Un matin, entre six et sept heures, avec un inspecteur, nous avons conseillé à onze familles de fuir. Elles avaient quatre heures de sursis. Quatre heures, au moins dans un premier temps, au moins pour changer de domicile. Nous avons prononcé les mots de déportation, camps de concentration en Allemagne. Tous ont dit : ‘Merci, nous partons sur le champ’. Quatre heures plus tard, aucun n’avait bougé. Pourquoi ? »
Ce que nous savons aujourd’hui, contre toute idée reçue, c’est que de nombreux policiers l’ont imité, contribuant à éviter que les Juifs français connaissent des taux de déportation frôlant les 100%, comme ailleurs en Europe. Ce qui est sûr c’est que sur les 4100 Justes français, 57 sont des policiers : un pourcentage sensiblement supérieur à celui de la moyenne de la population. Comment méconnaître aujourd’hui de belles figures comme le gardien de la paix parisien Théophile Larue, qui avec son épouse sauva des familles entières. Ou le gardien Pierre Marie Dumoulin qui, au sauvetage des Juifs alliait un singulier courage au combat : il mourut fusillé à Vincennes en août 1944. Tel encore le commissaire résistant Jean Phillipe de Toulouse, assassiné en déportation et auteur d’une courageuse lettre dans laquelle il dit refuser « de persécuter les israélites dans le cadre d’une politique qui n’est pas conforme à (son) idéal ». Tel aussi le secrétaire de police Alfred Thimmesch de Voiron, qui meurt en déportation pour avoir établi de nombreux faux-papiers au profit de fugitifs juifs. Sans oublier l’admirable groupe des policiers nancéens qui fit échouer toutes les rafles ou le gardien du Puy Marcel Fachaux et son épouse : « tout Juif qui a survécu au Puy doit sa vie à Marcel Fachaux » (Agathe Singer).

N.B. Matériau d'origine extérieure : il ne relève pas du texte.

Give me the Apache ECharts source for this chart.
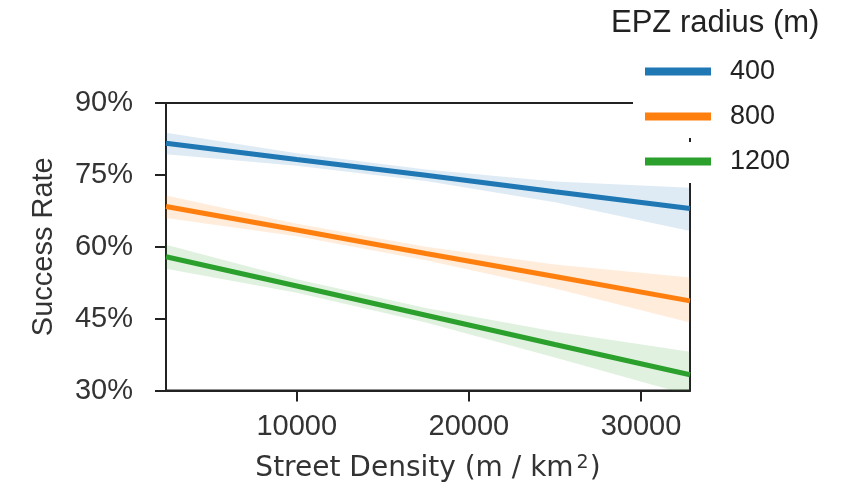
<!DOCTYPE html>
<html>
<head>
<meta charset="utf-8">
<script src="https://cdn.jsdelivr.net/npm/echarts@6/dist/echarts.min.js"></script>
<style>html,body{margin:0;padding:0;background:#fff;}#c{width:849px;height:488px;}</style>
</head>
<body>
<div id="c"></div>
<script>
// Street density sample points (m/km^2)
var density = [2400, 10000, 17500, 25000, 32850];
// Fitted success rate (%) per EPZ radius
var fit400  = [81.6, 78.2, 74.9, 71.5, 68.0];
var fit800  = [68.4, 63.5, 58.6, 53.8, 48.7];
var fit1200 = [57.9, 51.8, 45.7, 39.6, 33.3];
// Confidence bands (%)
var lo400  = [79.3, 76.9, 73.7, 69.3, 63.3];
var hi400  = [83.8, 79.5, 76.1, 73.6, 72.3];
var lo800  = [66.0, 62.2, 57.2, 51.3, 44.2];
var hi800  = [70.7, 64.8, 60.0, 56.3, 53.6];
var lo1200 = [55.4, 50.4, 44.2, 36.9, 29.0];
var hi1200 = [60.4, 53.2, 47.2, 42.3, 38.1];
var radii = ['400', '800', '1200'];
var xTicks = [10000, 20000, 30000];

var colors = ['#1f77b4', '#ff7f0e', '#2ca02c'];
var fits = [fit400, fit800, fit1200];
var los = [lo400, lo800, lo1200];
var his = [hi400, hi800, hi1200];

function pairs(arr) { return density.map(function (x, i) { return [x, arr[i]]; }); }

var series = [];
radii.forEach(function (r, k) {
  series.push({
    name: 'band_' + r, type: 'custom', clip: true, silent: true, z: 1,
    data: [[0]],
    renderItem: function (params, api) {
      var pts = [];
      for (var i = 0; i < density.length; i++) pts.push(api.coord([density[i], his[k][i]]));
      for (var j = density.length - 1; j >= 0; j--) pts.push(api.coord([density[j], los[k][j]]));
      return { type: 'polygon', shape: { points: pts }, style: { fill: colors[k], opacity: 0.15 } };
    }
  });
});
radii.forEach(function (r, k) {
  series.push({
    name: r, type: 'line', data: pairs(fits[k]), showSymbol: false,
    lineStyle: { color: colors[k], width: 5 }, itemStyle: { color: colors[k] }, z: 2
  });
});

var textColor = '#333333';
var font = 'Liberation Sans';
var chart = echarts.init(document.getElementById('c'));
chart.setOption({
  animation: false,
  backgroundColor: '#ffffff',
  grid: { left: 166, right: 159, top: 103, bottom: 96, show: true, borderColor: '#222', borderWidth: 2, backgroundColor: 'transparent' },
  xAxis: {
    type: 'value', min: 2400, max: 32850,
    name: 'Street Density (m / km{sup|2})', nameLocation: 'middle', nameGap: 63,
    nameTextStyle: { fontFamily: 'DejaVu Sans', fontSize: 28, color: textColor, rich: { sup: { fontSize: 19, verticalAlign: 'top', padding: [0, 1, 12, 3], fontFamily: 'DejaVu Sans', color: textColor } } },
    axisLine: { show: true, lineStyle: { color: '#222', width: 2 } },
    axisTick: { show: true, length: 11, lineStyle: { color: '#222', width: 2 }, customValues: xTicks },
    axisLabel: { fontFamily: font, fontSize: 29, color: textColor, margin: 22, customValues: xTicks, formatter: function (v) { return String(v); } },
    splitLine: { show: false }
  },
  yAxis: {
    type: 'value', min: 30, max: 90, interval: 15,
    name: 'Success Rate', nameLocation: 'middle', nameGap: 108, nameRotate: 90,
    nameTextStyle: { fontFamily: font, fontSize: 29, color: textColor },
    axisLine: { show: true, lineStyle: { color: '#222', width: 2 } },
    axisTick: { show: true, length: 11, lineStyle: { color: '#222', width: 2 } },
    axisLabel: { fontFamily: font, fontSize: 29, color: textColor, margin: 33, formatter: '{value}%' },
    splitLine: { show: false }
  },
  graphic: [
    { type: 'rect', shape: { x: 633, y: 0, width: 216, height: 138 }, style: { fill: '#fff' }, z: 3, silent: true },
    { type: 'rect', shape: { x: 633, y: 142, width: 216, height: 41 }, style: { fill: '#fff' }, z: 3, silent: true },
    { type: 'rect', shape: { x: 692, y: 136, width: 157, height: 10 }, style: { fill: '#fff' }, z: 3, silent: true },
    { type: 'text', left: 611, top: 8, style: { text: 'EPZ radius (m)', fontFamily: font, fontSize: 31, fill: '#222' }, z: 6 }
  ],
  legend: {
    data: radii, orient: 'vertical', left: 640, top: 53, itemGap: 18,
    icon: 'rect', itemWidth: 66, itemHeight: 8,
    textStyle: { fontFamily: font, fontSize: 27, color: '#222', padding: [0, 0, 0, 14] },
    z: 5, selectedMode: false
  },
  series: series
});
</script>
</body>
</html>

Des policiers ont contribué à arrêter des Juifs : leur action a été engagée par des responsables blanchis de leurs méfaits, tels les politiques, ou René Bousquet et Amédée Bussière. Et d’autres groupes sociaux, oubliés, ont concouru autant qu’eux à l’horreur : les agents des chemins de fer ou les conducteurs de bus, l’administration préfectorale, les gendarmes et tous ceux pour lesquels les Juifs étaient des « étrangers » asociaux, à refouler du pays. Aujourd’hui on n’en retient que les policiers, les boucs émissaires les plus faciles… Et ce sont finalement les victimes elles-mêmes qui rendront justice aux policiers et gendarmes qui ont largement contribué aux sauvetages.
[1] Le Rouge-gorge, pseudonyme de Robert Bernadac au réseau L’Alliance dont il fut un des radios.